I'm not sure this gets mentioned a lot when the benefits of weeding are discussed, but, as a cataloger, I like the idea of large weeding projects, because that usually means lots of old, maintenance-needing records will be removed. I like catalog maintenance, but I like it even more when I know that the records I'm maintaining represent materials people would actually want to use.


  1. Just what I need, another blog to follow, but Awful Library Books is too good to pass up!

    And I agree with you about weeding. I think I may be the only librarian here who DOES weed, and I think I could do a lot more. I think every book that goes to mending should be sent to the relevant liaison librarian for evaluating - do we need to keep it or not! Might give them a little more time to process new books instead of repairing old ones.

  2. I'll chime in here about the weeding...I was brutal when they let me at the computer stuff. I wish we could talk some people into it...(maybe an underground movement...secret weeding LOL). In the past when people pulled stuff to weed, the cataloging folks refused to pull them and just put them back to be waste of time...

  3. I don't know how much better it would be now. I'm on board with weeding, but I'm not actually involved with any of the process of removing the books from our collection - I know there's a report Glenda runs and some stuff Sharon does (plus our screwy 001's can lead to some confusion with removing OCLC holdings), but I don't do anything myself.

  4. I think we need to explore having some of our stuff come in shelf-ready. Maybe departmental orders, since that stuff is probably what departments are going to want to get their hands on most quickly (as opposed to approvals). No reflection on you, Melissa, because I don't think you are the bottleneck, but six months (or more!) from time of purchase to time it gets out on the shelves is RIDICULOUS.

    If we got some shelf-ready stuff, you'd have more time for your other projects (database catalog and cleaning up messed-up records come to mind), and processing would have more time to deal with the weeded books.

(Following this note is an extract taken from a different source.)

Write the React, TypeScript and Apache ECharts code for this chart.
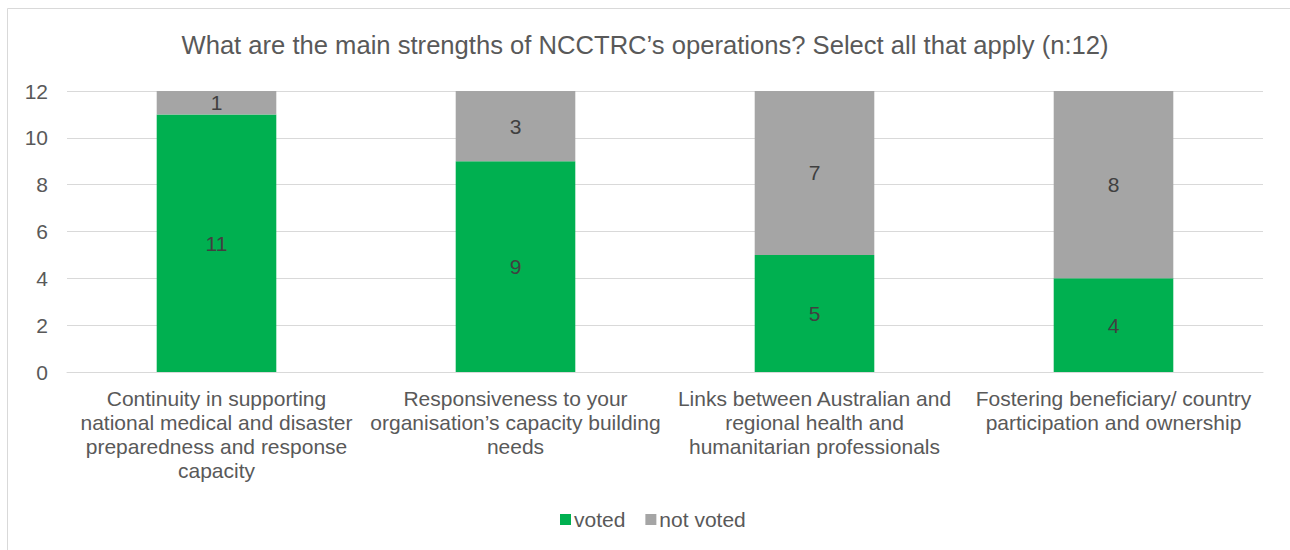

    So far I haven't had the problems Tracy mentioned with stuff I've weeded - I can't believe that really happened (well, yes I can...).

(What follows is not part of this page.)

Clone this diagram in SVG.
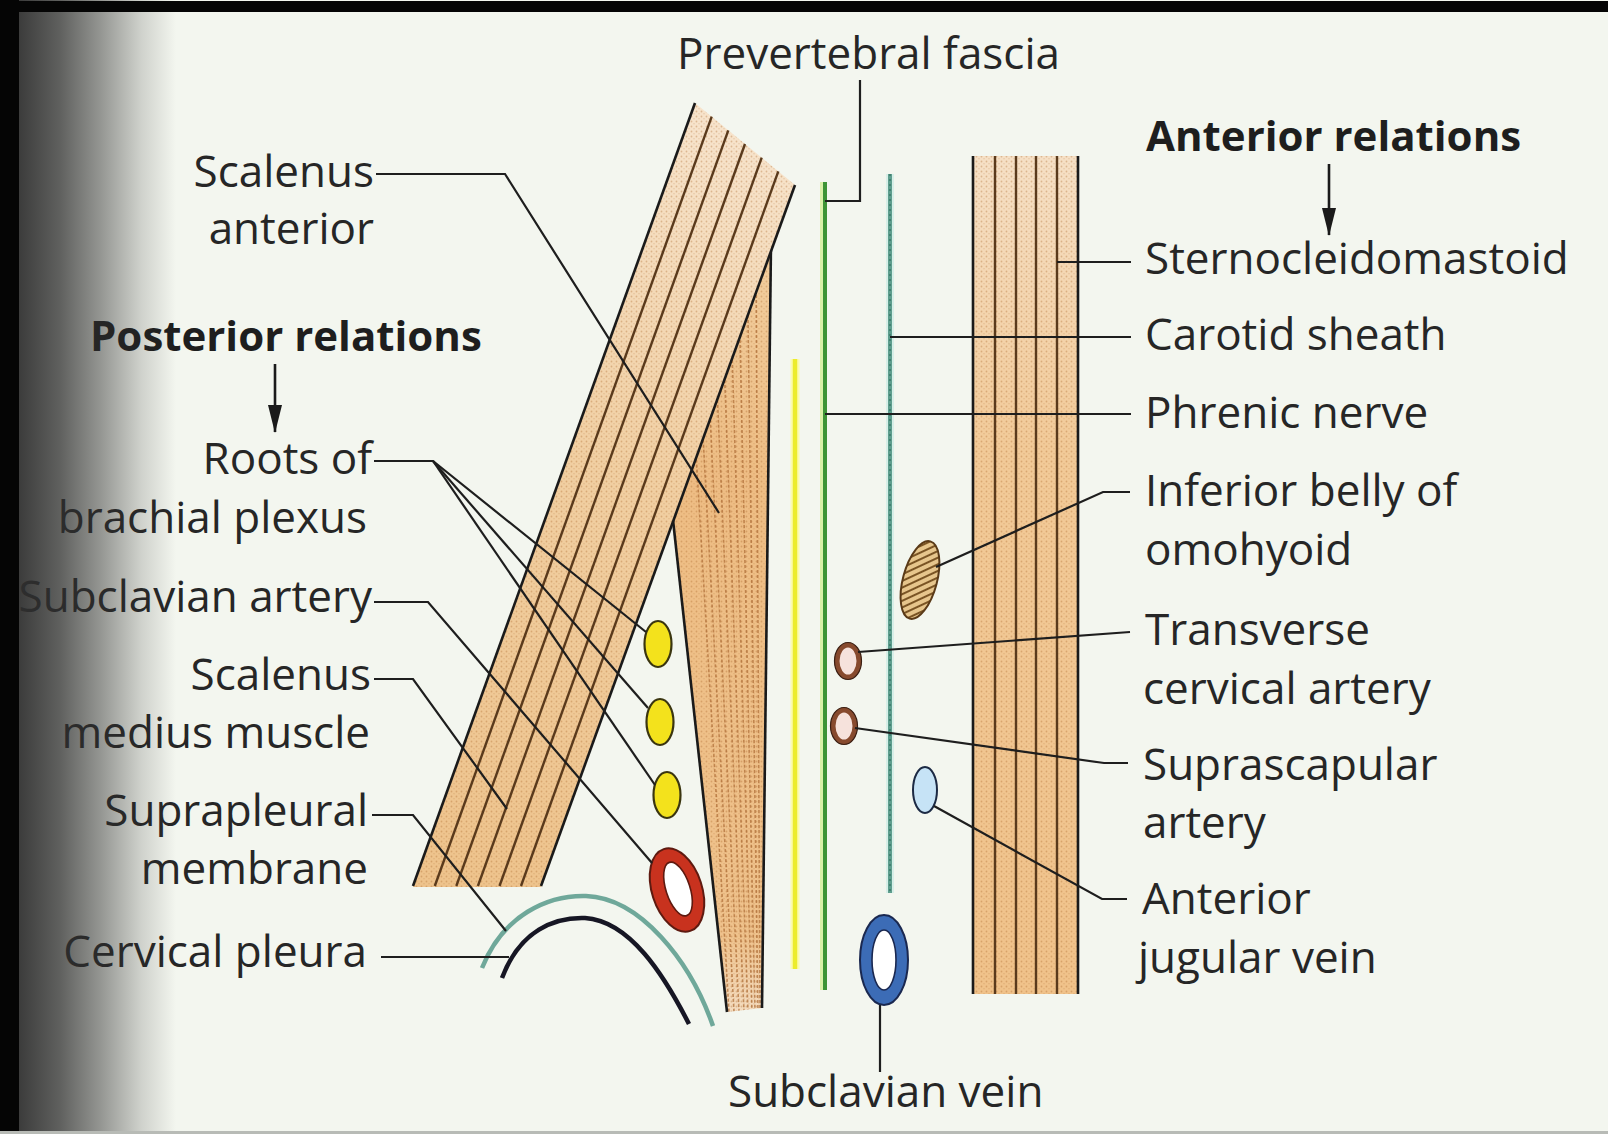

  5. By shelf-ready you mean, not just already processed but also already cataloged, right? Initially, that would take a lot of work, too, and we'd have to resign ourselves to lower-quality records (which is what we're already doing with the e-resources records - quite a few of those have been awful, but there's not much that can be done when you've got a batch of 400+). It's a trade-off.

  6. Yes, I guess it's a trade-off. Are the shelf-ready catalog records always THAT bad? Seems like something like that could be specified in a contract. I'm only thinking of it for the kinds of stuff that goes up to Stacks, not any of the other collections.

  7. I think it depends upon who you get the records from - some are worse than others. I think someone on AUTOCAT was saying that, if it's a good company, you should be able to work with them to get records pretty much the way you want. I imagine it's a little less horrific for books than it is for other formats. I try not to think too hard about some of the stuff in our Netlibrary and Classical Music Library records. The things that bother me most are outdated or improperly constructed subject headings (I have no way of finding a lot of this stuff later on, other than stumbling upon it, because Symphony's headings checker isn't smart enough for that), things that don't follow MARC standards at all (someone recently complained on one of my listservs about records they purchased that included dashes in the ISSNs in the records, which made those ISSNs unsearchable), and completely incorrect information (many, many of our Classical Music Library records are just records for the CDs with e-resource bandaids slapped on).

    If this were ever something we were going to seriously consider, I could look up the posts people have written on AUTOCAT about shelf-ready records and see what advice people have given.